++++ Supplied material

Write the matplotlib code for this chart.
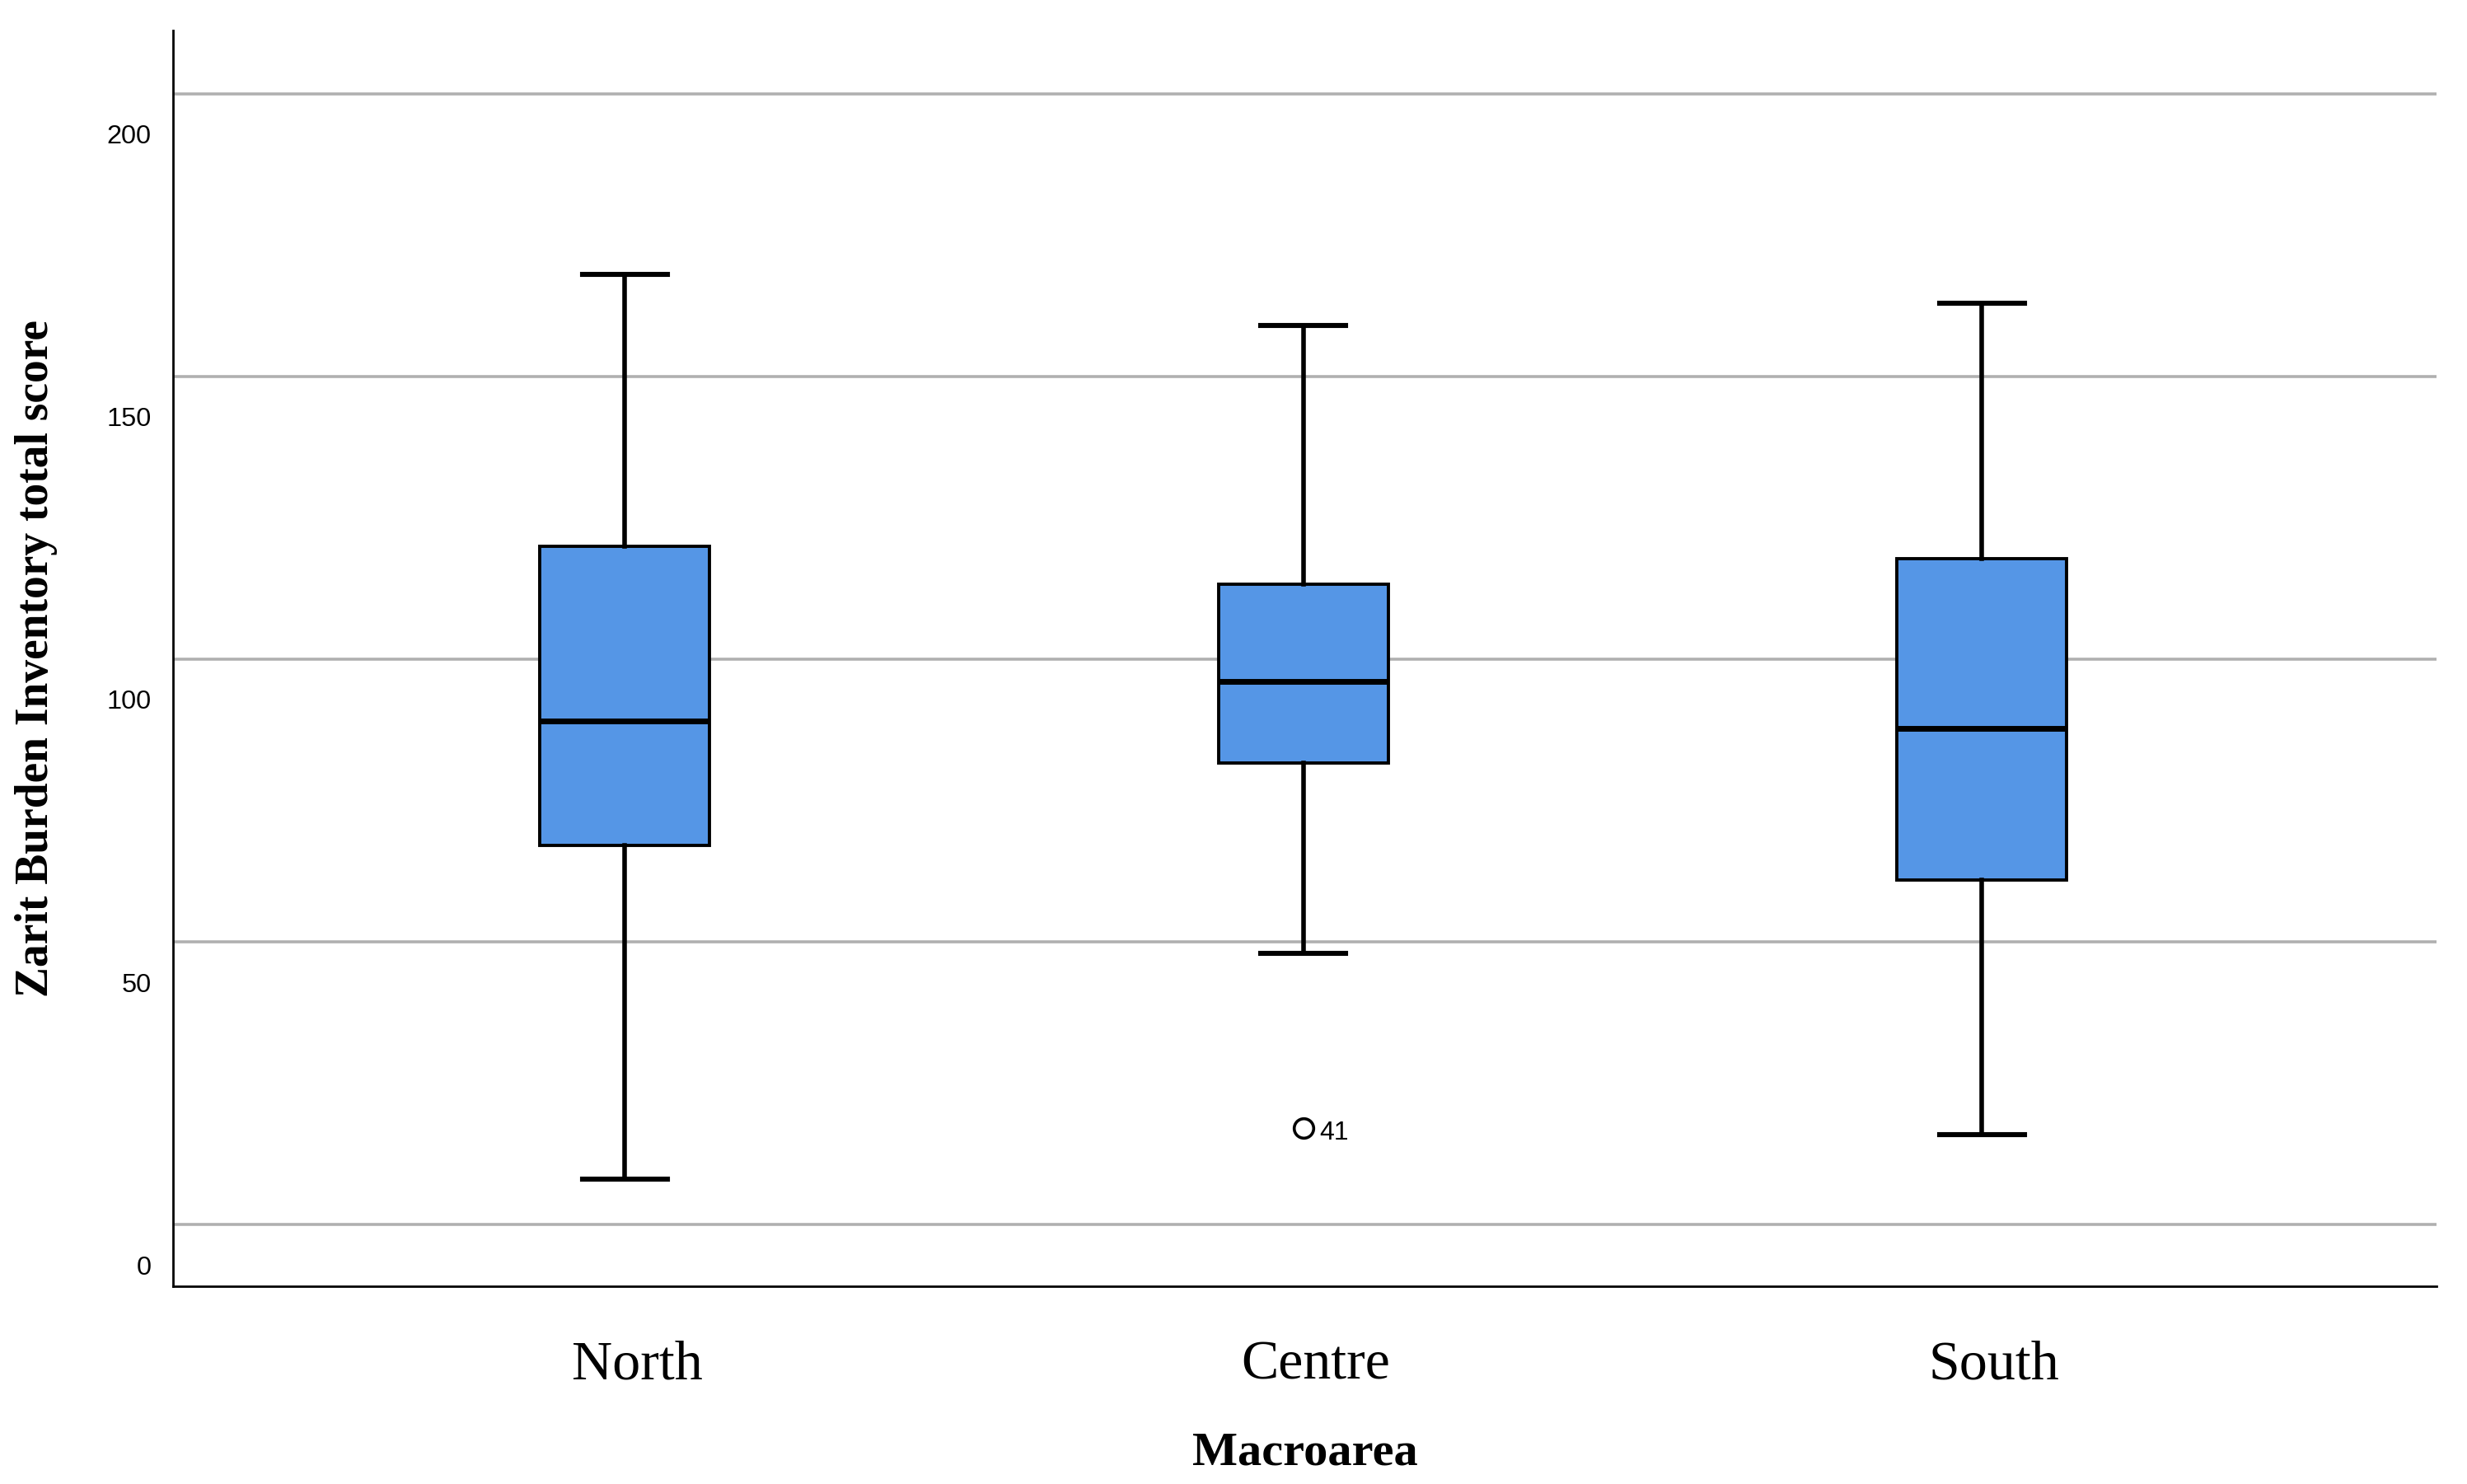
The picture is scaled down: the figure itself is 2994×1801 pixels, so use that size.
import matplotlib
matplotlib.use("Agg")
import matplotlib.pyplot as plt
import matplotlib.transforms as mtransforms

# Summary statistics
categories = ["North", "Centre", "South"]
q1 = [67.0, 81.7, 61.0]
medians = [89.0, 96.0, 87.7]
q3 = [120.0, 113.3, 117.8]
whisk_lo = [8.1, 48.0, 15.9]
whisk_hi = [168.0, 159.0, 163.0]
outliers = [[], [17.0], []]
outlier_ids = [[], ["41"], []]

yticks = [0, 50, 100, 150, 200]

box_color = "#5596e6"
serif = ["Liberation Serif", "DejaVu Serif"]
sans = ["Liberation Sans", "DejaVu Sans"]

fig = plt.figure(figsize=(14.97, 9.005), dpi=200)
ax = fig.add_axes([0.0701, 0.1333, 0.9175, 0.8462])

stats = []
for i, name in enumerate(categories):
    stats.append({"label": name, "q1": q1[i], "med": medians[i], "q3": q3[i],
                  "whislo": whisk_lo[i], "whishi": whisk_hi[i], "fliers": outliers[i]})

ax.bxp(stats, positions=range(len(categories)), widths=0.25, patch_artist=True,
       boxprops=dict(facecolor=box_color, edgecolor="black", linewidth=1.4),
       medianprops=dict(color="black", linewidth=2.5),
       whiskerprops=dict(color="black", linewidth=2.0),
       capprops=dict(color="black", linewidth=2.2),
       flierprops=dict(marker="o", markerfacecolor="white", markeredgecolor="black",
                       markersize=8.5, markeredgewidth=1.3))

# case-number labels next to outliers
for i, (vals, ids) in enumerate(zip(outliers, outlier_ids)):
    for v, lab in zip(vals, ids):
        ax.annotate(lab, (i, v), xytext=(7, -2), textcoords="offset points",
                    ha="left", va="center", fontsize=11.5, family=sans)

ax.set_xlim(-0.666, 2.67)
ax.set_ylim(-10.9, 211.2)

ax.set_yticks(yticks)
ax.set_yticklabels([str(t) for t in yticks], fontsize=11.7, family=sans)
ax.tick_params(axis="y", length=0, pad=9.5)
ax.tick_params(axis="x", length=0, pad=23.5)
ax.set_xticks(range(len(categories)))
ax.set_xticklabels(categories, fontsize=24.5, family=serif)

# SPSS-style: value labels sit a little below their grid lines
shift = mtransforms.ScaledTranslation(0, -49 / 200, fig.dpi_scale_trans)
for lbl in ax.get_yticklabels():
    lbl.set_transform(lbl.get_transform() + shift)
# category labels sit slightly right of the boxes
xshift = mtransforms.ScaledTranslation(15 / 200, 0, fig.dpi_scale_trans)
for lbl in ax.get_xticklabels():
    lbl.set_transform(lbl.get_transform() + xshift)

ax.yaxis.grid(True, color="#b0b0b0", linewidth=1.3)
ax.set_axisbelow(True)

for side in ["top", "right"]:
    ax.spines[side].set_visible(False)
for side in ["left", "bottom"]:
    ax.spines[side].set_linewidth(1.0)
    ax.spines[side].set_color("black")

ax.set_xlabel("Macroarea", fontsize=21, fontweight="bold", family=serif, labelpad=18)
ax.set_ylabel("Zarit Burden Inventory total score", fontsize=20, fontweight="bold",
              family=serif, labelpad=14)
ax.yaxis.set_label_coords(-0.051, 0.5)

fig.savefig("out.png", dpi=200)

++++++++

## Instructions for the task:
Copy the listing over exactly, skipping the pictures it holds.

## Response:
Write the matplotlib code for this chart.
The picture is scaled down: the figure itself is 2994×1801 pixels, so use that size.
import matplotlib
matplotlib.use("Agg")
import matplotlib.pyplot as plt
import matplotlib.transforms as mtransforms

# Summary statistics
categories = ["North", "Centre", "South"]
q1 = [67.0, 81.7, 61.0]
medians = [89.0, 96.0, 87.7]
q3 = [120.0, 113.3, 117.8]
whisk_lo = [8.1, 48.0, 15.9]
whisk_hi = [168.0, 159.0, 163.0]
outliers = [[], [17.0], []]
outlier_ids = [[], ["41"], []]

yticks = [0, 50, 100, 150, 200]

box_color = "#5596e6"
serif = ["Liberation Serif", "DejaVu Serif"]
sans = ["Liberation Sans", "DejaVu Sans"]

fig = plt.figure(figsize=(14.97, 9.005), dpi=200)
ax = fig.add_axes([0.0701, 0.1333, 0.9175, 0.8462])

stats = []
for i, name in enumerate(categories):
    stats.append({"label": name, "q1": q1[i], "med": medians[i], "q3": q3[i],
                  "whislo": whisk_lo[i], "whishi": whisk_hi[i], "fliers": outliers[i]})

ax.bxp(stats, positions=range(len(categories)), widths=0.25, patch_artist=True,
       boxprops=dict(facecolor=box_color, edgecolor="black", linewidth=1.4),
       medianprops=dict(color="black", linewidth=2.5),
       whiskerprops=dict(color="black", linewidth=2.0),
       capprops=dict(color="black", linewidth=2.2),
       flierprops=dict(marker="o", markerfacecolor="white", markeredgecolor="black",
                       markersize=8.5, markeredgewidth=1.3))

# case-number labels next to outliers
for i, (vals, ids) in enumerate(zip(outliers, outlier_ids)):
    for v, lab in zip(vals, ids):
        ax.annotate(lab, (i, v), xytext=(7, -2), textcoords="offset points",
                    ha="left", va="center", fontsize=11.5, family=sans)

ax.set_xlim(-0.666, 2.67)
ax.set_ylim(-10.9, 211.2)

ax.set_yticks(yticks)
ax.set_yticklabels([str(t) for t in yticks], fontsize=11.7, family=sans)
ax.tick_params(axis="y", length=0, pad=9.5)
ax.tick_params(axis="x", length=0, pad=23.5)
ax.set_xticks(range(len(categories)))
ax.set_xticklabels(categories, fontsize=24.5, family=serif)

# SPSS-style: value labels sit a little below their grid lines
shift = mtransforms.ScaledTranslation(0, -49 / 200, fig.dpi_scale_trans)
for lbl in ax.get_yticklabels():
    lbl.set_transform(lbl.get_transform() + shift)
# category labels sit slightly right of the boxes
xshift = mtransforms.ScaledTranslation(15 / 200, 0, fig.dpi_scale_trans)
for lbl in ax.get_xticklabels():
    lbl.set_transform(lbl.get_transform() + xshift)

ax.yaxis.grid(True, color="#b0b0b0", linewidth=1.3)
ax.set_axisbelow(True)

for side in ["top", "right"]:
    ax.spines[side].set_visible(False)
for side in ["left", "bottom"]:
    ax.spines[side].set_linewidth(1.0)
    ax.spines[side].set_color("black")

ax.set_xlabel("Macroarea", fontsize=21, fontweight="bold", family=serif, labelpad=18)
ax.set_ylabel("Zarit Burden Inventory total score", fontsize=20, fontweight="bold",
              family=serif, labelpad=14)
ax.yaxis.set_label_coords(-0.051, 0.5)

fig.savefig("out.png", dpi=200)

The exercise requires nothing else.